Paper ID: 2406.18588
Varying Manifolds in Diffusion: From Time-varying Geometries to Visual Saliency
Junhao Chen, Manyi Li, Zherong Pan, Xifeng Gao, Changhe Tu
Deep generative models learn the data distribution, which is concentrated on a low-dimensional manifold. The geometric analysis of distribution transformation provides a better understanding of data structure and enables a variety of applications. In this paper, we study the geometric properties of the diffusion model, whose forward diffusion process and reverse generation process construct a series of distributions on manifolds which vary over time. Our key contribution is the introduction of generation rate, which corresponds to the local deformation of manifold over time around an image component. We show that the generation rate is highly correlated with intuitive visual properties, such as visual saliency, of the image component. Further, we propose an efficient and differentiable scheme to estimate the generation rate for a given image component over time, giving rise to a generation curve.
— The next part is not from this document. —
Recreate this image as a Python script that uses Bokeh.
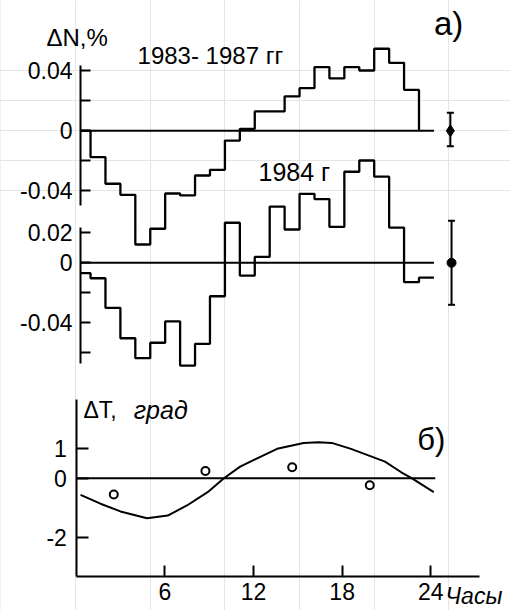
from bokeh.plotting import figure
from bokeh.models import Range1d, LinearAxis, FixedTicker, Label, Whisker, TeeHead, ColumnDataSource
from bokeh.embed import file_html
from bokeh.resources import INLINE

# ---------------- data ----------------
# upper histogram: 1983-1987, hourly bins starting at hours 1..22 (ΔN, %)
upper_hours = list(range(1, 23))
upper_values = [-0.0176, -0.0353, -0.0427, -0.0758, -0.0653, -0.0418, -0.0431,
                -0.0298, -0.0260, -0.0065, 0.0013, 0.0129, 0.0129, 0.0229,
                0.0284, 0.0425, 0.0349, 0.0425, 0.0402, 0.0547, 0.0453, 0.0273]
upper_end_hour = 23

# lower histogram: 1984, hourly bins starting at hours 0..23 (ΔN, %)
lower_hours = list(range(0, 24))
lower_values = [-0.0069, -0.0103, -0.0300, -0.0503, -0.0636, -0.0533, -0.0391,
                -0.0685, -0.0540, -0.0223, 0.0267, -0.0085, 0.0039, 0.0375,
                0.0222, 0.0460, 0.0425, 0.0240, 0.0607, 0.0682, 0.0574,
                0.0235, -0.0129, -0.0099]
lower_end_hour = 24

# error bars (mean 0, spread)
upper_err_hour = [25.1]
upper_err_center = [0.0]
upper_err_low = [-0.0103]
upper_err_high = [0.0120]
lower_err_hour = [25.18]
lower_err_center = [0.0]
lower_err_low = [-0.0280]
lower_err_high = [0.0280]

# temperature curve ΔT, град
temp_curve_hours = [0.3, 1.65, 3.0, 4.8, 6.2, 7.5, 8.9, 10.0, 11.1, 12.5, 13.6,
                    15.4, 16.4, 17.3, 18.6, 20.9, 22.0, 22.7, 24.2]
temp_curve_values = [-0.56, -0.86, -1.12, -1.35, -1.26, -0.92, -0.47, 0.0, 0.39,
                     0.73, 0.99, 1.19, 1.21, 1.19, 0.99, 0.56, 0.20, 0.0, -0.47]
temp_point_hours = [2.55, 8.75, 14.62, 19.87]
temp_point_values = [-0.55, 0.24, 0.37, -0.24]

hist_ticks = [-0.04, -0.02, 0.0, 0.02, 0.04]
hist_tick_labels = {0.04: "0.04", 0.02: "", 0.0: "0", -0.02: "", -0.04: "-0.04"}
lower_ticks = [-0.06, -0.04, -0.02, 0.0, 0.02]
lower_tick_labels = {0.02: "0.02", 0.0: "0", -0.02: "", -0.04: "-0.04", -0.06: ""}
temp_ticks = [-2, 0, 1]
temp_tick_labels = {1: "1", 0: "0", -2: "-2"}
hour_ticks = [6, 12, 18, 24]

# ---------------- figure ----------------
FONT = "Liberation Sans"
W, H = 510, 610

axis_hour = 0.33        # position of the ΔN axes (hours)
temp_axis_hour = 0.05   # position of the ΔT axis (hours)

p = figure(width=W, height=H, output_backend="svg", toolbar_location=None,
           x_axis_location=None, y_axis_location=None,
           x_range=Range1d(-5.030, 29.129), y_range=Range1d(-0.3198, 0.086867),
           min_border=0, min_border_left=0, min_border_right=0,
           min_border_top=0, min_border_bottom=0)
p.extra_x_ranges = {"tx": Range1d(-5.115, 29.391)}
p.extra_y_ranges = {"lower": Range1d(-0.2318, 0.174867),
                    "temp": Range1d(-4.4621, 16.1113)}
p.outline_line_color = None
p.background_fill_color = "white"
p.border_fill_color = "white"


def style_axis(ax, size="23px", tick_len=10, standoff=8):
    ax.axis_line_width = 2
    ax.axis_line_color = "black"
    ax.major_tick_line_width = 2
    ax.major_tick_line_color = "black"
    ax.major_tick_in = tick_len
    ax.major_tick_out = 0
    ax.minor_tick_line_color = None
    ax.major_label_text_font = FONT
    ax.major_label_text_font_size = size
    ax.major_label_text_color = "black"
    ax.major_label_standoff = standoff


ax1 = LinearAxis(fixed_location=axis_hour, bounds=(-0.0498, 0.0435),
                 ticker=FixedTicker(ticks=hist_ticks),
                 major_label_overrides=hist_tick_labels)
style_axis(ax1)
p.add_layout(ax1, "left")

ax2 = LinearAxis(fixed_location=axis_hour, y_range_name="lower", bounds=(-0.0673, 0.0237),
                 ticker=FixedTicker(ticks=lower_ticks),
                 major_label_overrides=lower_tick_labels)
style_axis(ax2)
p.add_layout(ax2, "left")

ax3 = LinearAxis(fixed_location=temp_axis_hour, x_range_name="tx", y_range_name="temp",
                 bounds=(-3.315, 2.654), ticker=FixedTicker(ticks=temp_ticks),
                 major_label_overrides=temp_tick_labels)
style_axis(ax3, tick_len=12, standoff=10)
p.add_layout(ax3, "left")

ax4 = LinearAxis(fixed_location=-3.315, x_range_name="tx", y_range_name="temp",
                 bounds=(temp_axis_hour, 27.27), ticker=FixedTicker(ticks=hour_ticks))
style_axis(ax4, tick_len=11, standoff=7)
p.add_layout(ax4, "below")

# zero lines
p.line([axis_hour, 24], [0, 0], line_color="black", line_width=2)
p.line([axis_hour, 24], [0, 0], y_range_name="lower", line_color="black", line_width=2)
p.line([temp_axis_hour, 24.3], [0, 0], x_range_name="tx", y_range_name="temp",
       line_color="black", line_width=2)

# upper histogram
ux = [axis_hour] + upper_hours + [upper_end_hour]
uy = [0.0] + upper_values + [0.0]
p.step(ux, uy, mode="after", line_color="black", line_width=2.3)

# lower histogram
lx = [axis_hour] + lower_hours[1:] + [lower_end_hour]
ly = lower_values + [lower_values[-1]]
p.step(lx, ly, mode="after", y_range_name="lower", line_color="black", line_width=2.3)

# error bars
for hrs, c, lo, hi, rng, marker, size in [
        (upper_err_hour, upper_err_center, upper_err_low, upper_err_high, "default", "diamond", 12),
        (lower_err_hour, lower_err_center, lower_err_low, lower_err_high, "lower", "circle", 9)]:
    src = ColumnDataSource(dict(base=hrs, lower=lo, upper=hi, c=c))
    w = Whisker(source=src, base="base", lower="lower", upper="upper", dimension="height",
                line_width=2, line_color="black", y_range_name=rng,
                upper_head=TeeHead(size=7, line_width=2, line_color="black"),
                lower_head=TeeHead(size=7, line_width=2, line_color="black"))
    p.add_layout(w)
    p.scatter("base", "c", source=src, marker=marker, size=size, y_range_name=rng,
              fill_color="black", line_color="black")

# temperature
p.line(temp_curve_hours, temp_curve_values, x_range_name="tx", y_range_name="temp",
       line_color="black", line_width=2)
p.scatter(temp_point_hours, temp_point_values, x_range_name="tx", y_range_name="temp",
          marker="circle", size=8, fill_color="white", line_color="black", line_width=2)

# texts
def add_label(text, x, y, size, style="normal", xr="default", yr="default"):
    p.add_layout(Label(x=x, y=y, text=text, x_range_name=xr, y_range_name=yr,
                       text_font=FONT, text_font_size=size, text_font_style=style,
                       text_color="black", text_baseline="alphabetic", text_align="left"))

add_label("ΔN,%", -1.95, 0.062, "24px")
add_label("1983- 1987 гг", 4.15, 0.0500, "24px")
add_label("а)", 24.0, 0.0715, "33px")
add_label("1984 г", 12.25, -0.0273, "25px")
add_label("ΔT,", 0.5, 2.29, "23px", xr="tx", yr="temp")
add_label("град", 3.9, 2.29, "25px", style="italic", xr="tx", yr="temp")
add_label("б)", 23.08, 1.29, "31px", xr="tx", yr="temp")
add_label("Часы", 25.0, -3.98, "23px", style="italic", xr="tx", yr="temp")

open("out.html", "w").write(file_html(p, INLINE))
The differentiable nature of our scheme allows us to control the shape of the generation curve via optimization. Using different loss functions, our generation curve matching algorithm provides a unified framework for a range of image manipulation tasks, including semantic transfer, object removal, saliency manipulation, image blending, etc. We conduct comprehensive analytical evaluations to support our findings and evaluate our framework on various manipulation tasks. The results show that our method consistently leads to better manipulation results, compared to recent baselines.
Submitted: Jun 7, 2024